Friday, November 05, 2004

God, Muslims and Thomas Sowell

(Am I too much of a Thomas Sowell fan? He keeps popping up in the oddest places.)

Anyway, there's frequently controversy in certain Christian circles over whether Christians and Muslims worship the same God. The Southern Baptists have criticized President Bush (though not very hard) over saying that they do.

After starting in on a book on Muslims yesterday, though, I'm quite convinced that Muslims and Christians do worship the same God, and that denying they do is really indicative of a poor understanding of who God is on the part of Christians. (Hold your horses--this is not because Muslims have a better understanding.)

Let me illustrate with an incident that happened while I was studying at the World Journalism Institute a couple of years ago. I was riding with two other students to a party and the topic of our assigned readings came up. Student A and I were both fans of Thomas Sowell before we were assigned to read A Conflict of Visions. Student A asked Student B what he thought of the book.

"I hated it," Student B said, "You could just tell here was this white guy who didn't have a clue what he was talking about . . ."

"What?" Student A and I responded, "Thomas Sowell is black."

"No way!" Student B said.

The argument continued in this vein for some time, and I'm not sure by the time we arrived we had him fully convinced, although we were both privately quite amused at his ignorance.

Now, would it have been accurate or helpful for us to say, "You aren't talking about Thomas Sowell. You have been reading a false Thomas Sowell?" Of course not. It was definitely Thomas Sowell we were all talking about; one of us just had a radically erroneous understanding of who Thomas Sowell was, one that colored his understanding of everything he said.

But here's the thing: Thomas Sowell was a real person. We all knew we were talking about a specific real person, the one who writes all those books. From there we could argue about the specific traits that this real person had--quite independent of our opinions of him. The only way Student B could have had one Thomas Sowell while Student A and I had another Thomas Sowell was if Thomas Sowell himself was simply a figment of our imaginations.

Now, when a Muslim talks about God, he is talking about the transcendant, personal, uncreated Creator and Lord of all things. That is quite definitely who Christians are talking about when they are talking about God. We do have radically different understandings of the character, nature, and demands of God--but it is the real God who is out there we are talking about. Only if God was simply a construct of our own imagination could we declare that only those who precisely comply with our understanding of God are talking about "our God." God is Himself, not the creature of our dogmas.
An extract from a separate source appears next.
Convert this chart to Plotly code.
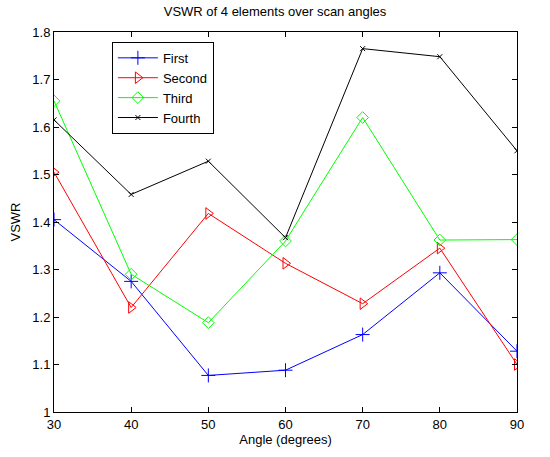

That doesn't mean our dogmas are unimportant. They are even more important if you look at it this way. Because if God is real and distinct from our ideas about Him, it matters hugely whether those ideas are right or wrong. Christians and Muslims do worship the same God; at least one of us is very, very mistaken about how He wants to be worshipped. And it is the real God whose real actions will punish those who misconstrue his nature.